The last classic VW I bought had Lojack on it. Lojack - like microchipping your dog - is for life. And follows the car. Not the owner. Once the owner had paid the original fee. It transferred over to me. And then to whomever I sold the car too. And so on. I never had to use it. But it was a nice piece of mind. I don't know what the cost is though.

I own a PI firm. And developed the first employee trackers in our business back in the late 90's. It was passive though and after the fact. But it separated the men from the boys. Meaning the guys that actually worked. And the ones that would bill hours for antique shopping or just sleeping in their cars or never leaving home at all.

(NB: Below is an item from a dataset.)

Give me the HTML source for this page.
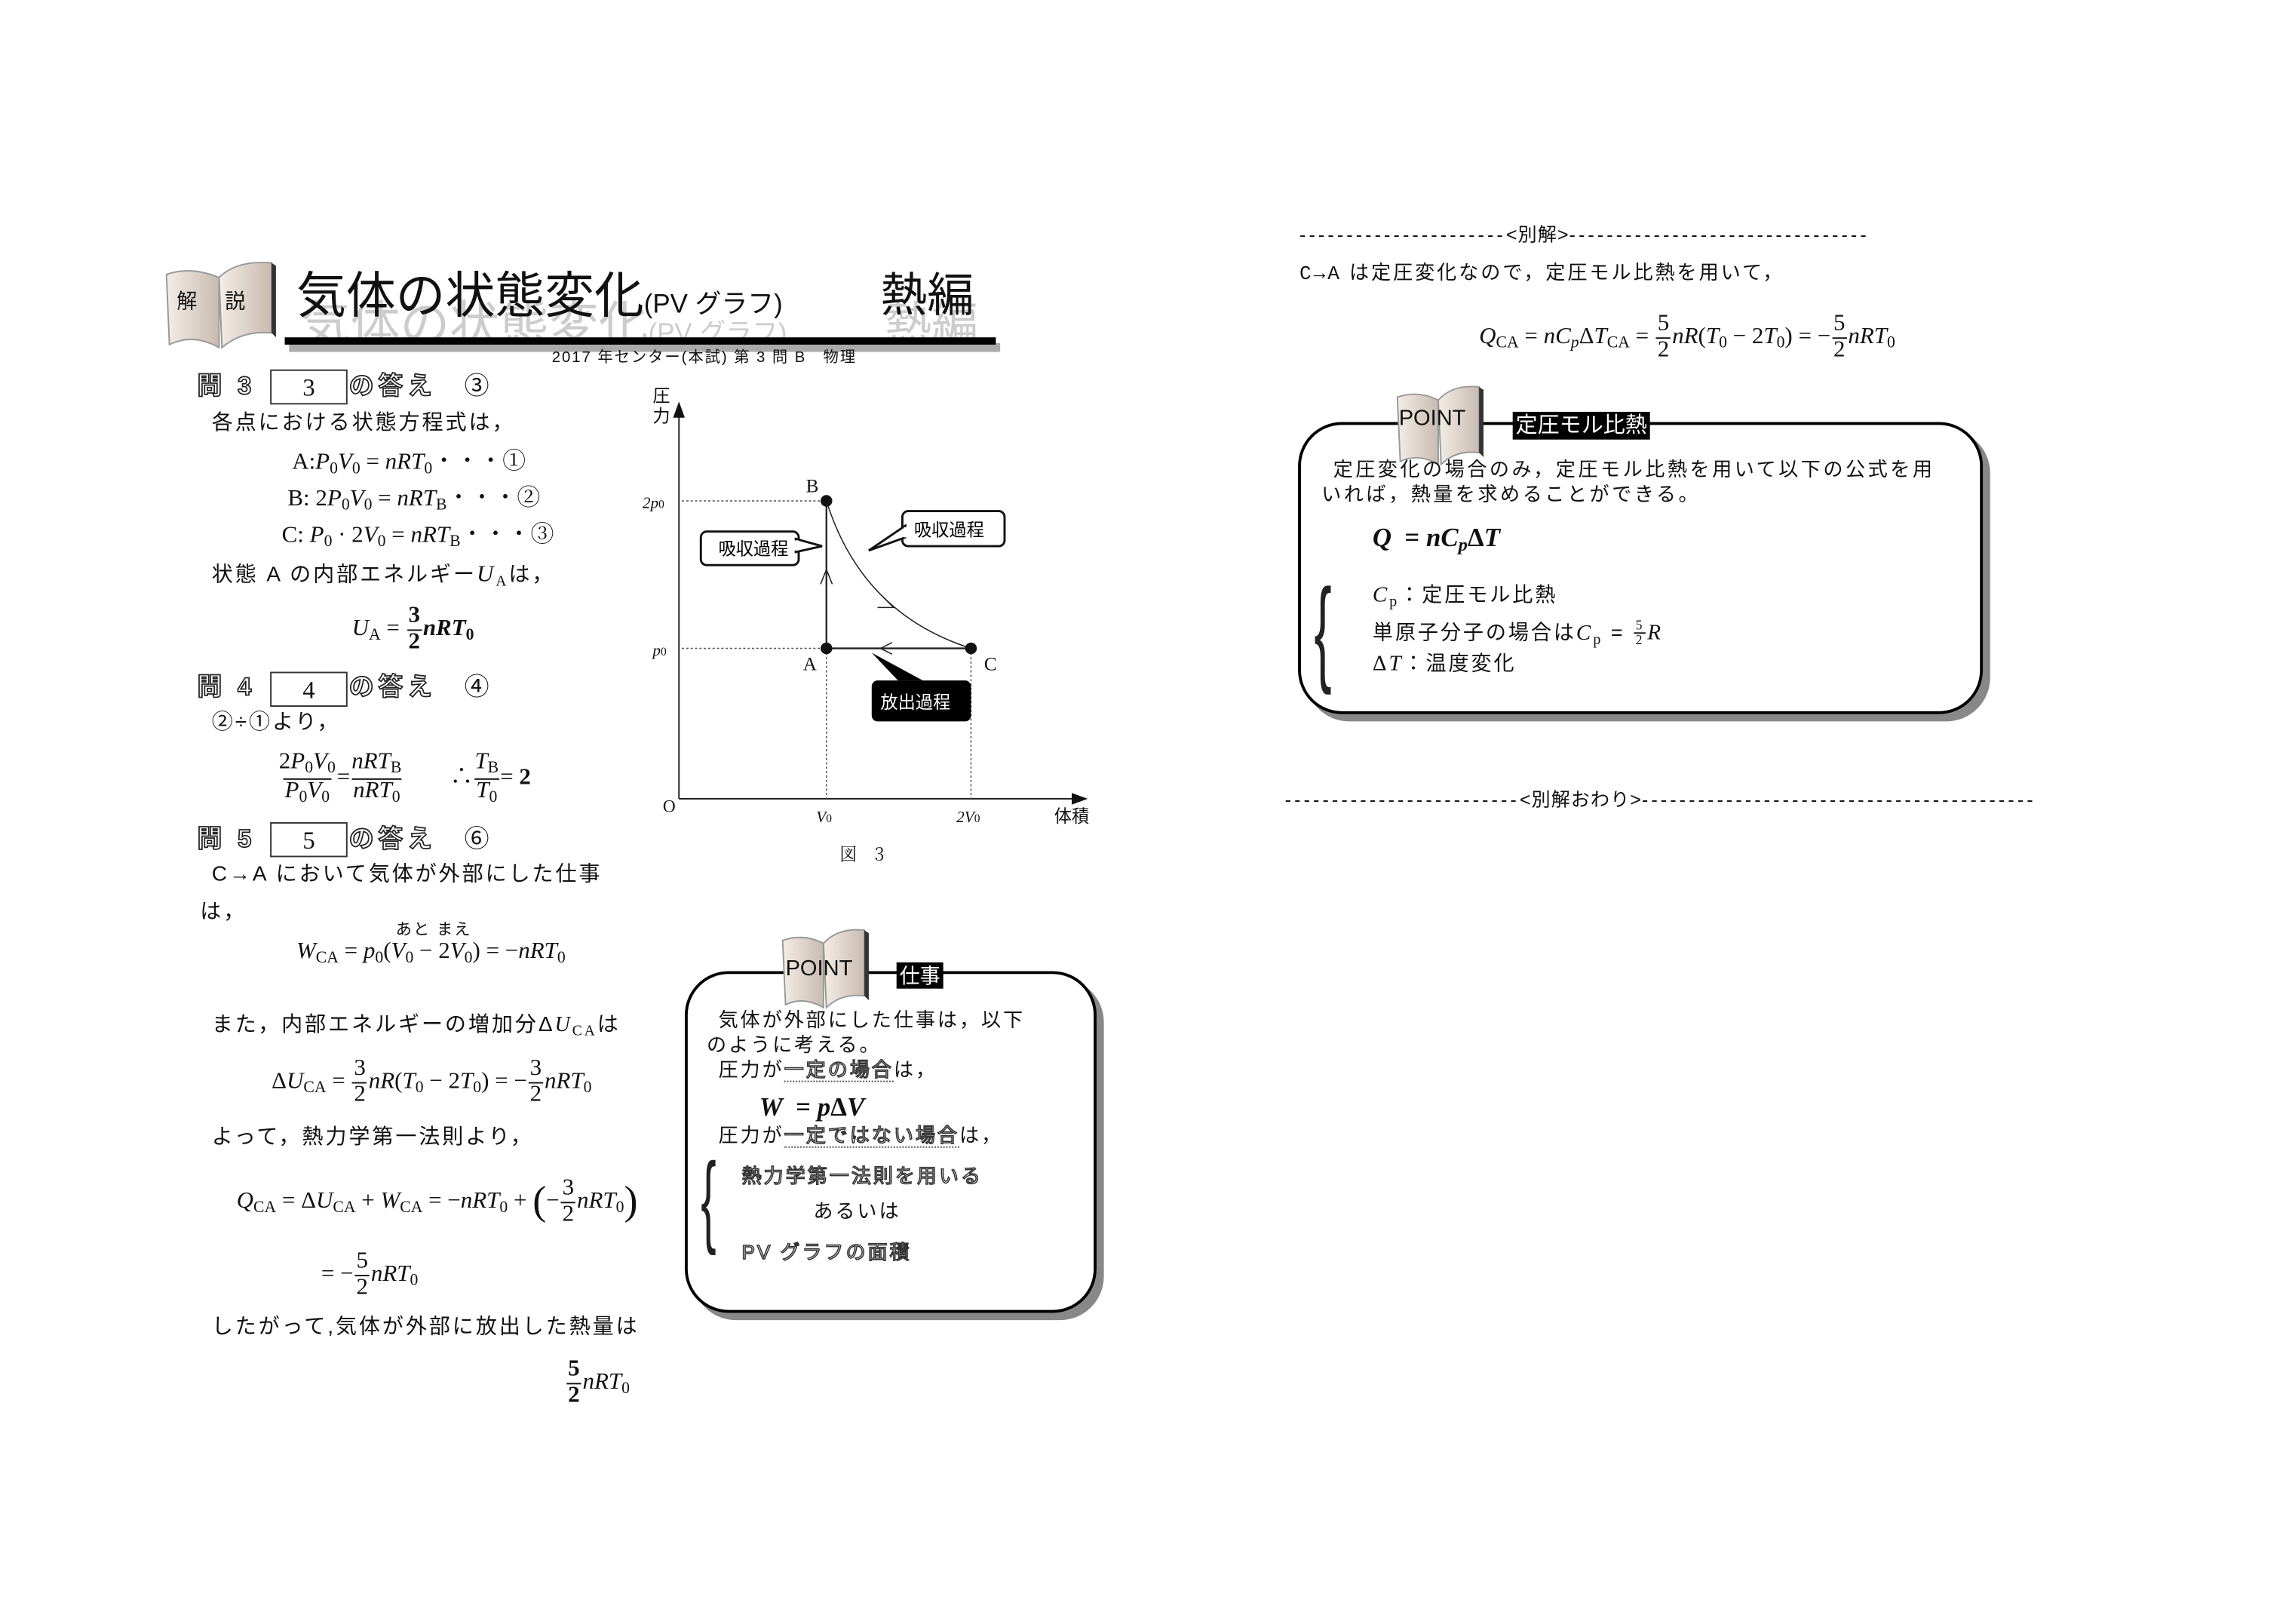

Also proved to our clients that we were actually out on surveillance.

If I put an active tracker on my vehicle. I'd have no problem tracking it down. And then pointing LE to its whereabouts.
 
I would not depend on a hidden kill switch for security. Good car thieves make it a point to know where most of them are. I've installed one of the few I trust but there again, it wouldn't take a good thief long to find and disable it. They only slow down the casual crime of opportunity, little else.

I designed one with a magnet on a contact switch that goes to a latching relay. The polarity of the activation magnet on the key chain has to be such that it pushes the magnet on the lever of the contact switch away to send power and latch the relay until it gets a start attempt from the ignition. If you cycle the key back to off, you get to do it again. That is about as tricky as my skills get and even then, I wouldn't trust my vehicle to it.

I'm sure your system is more thought out than commercial ones, but your post reminded me of the ORO switch.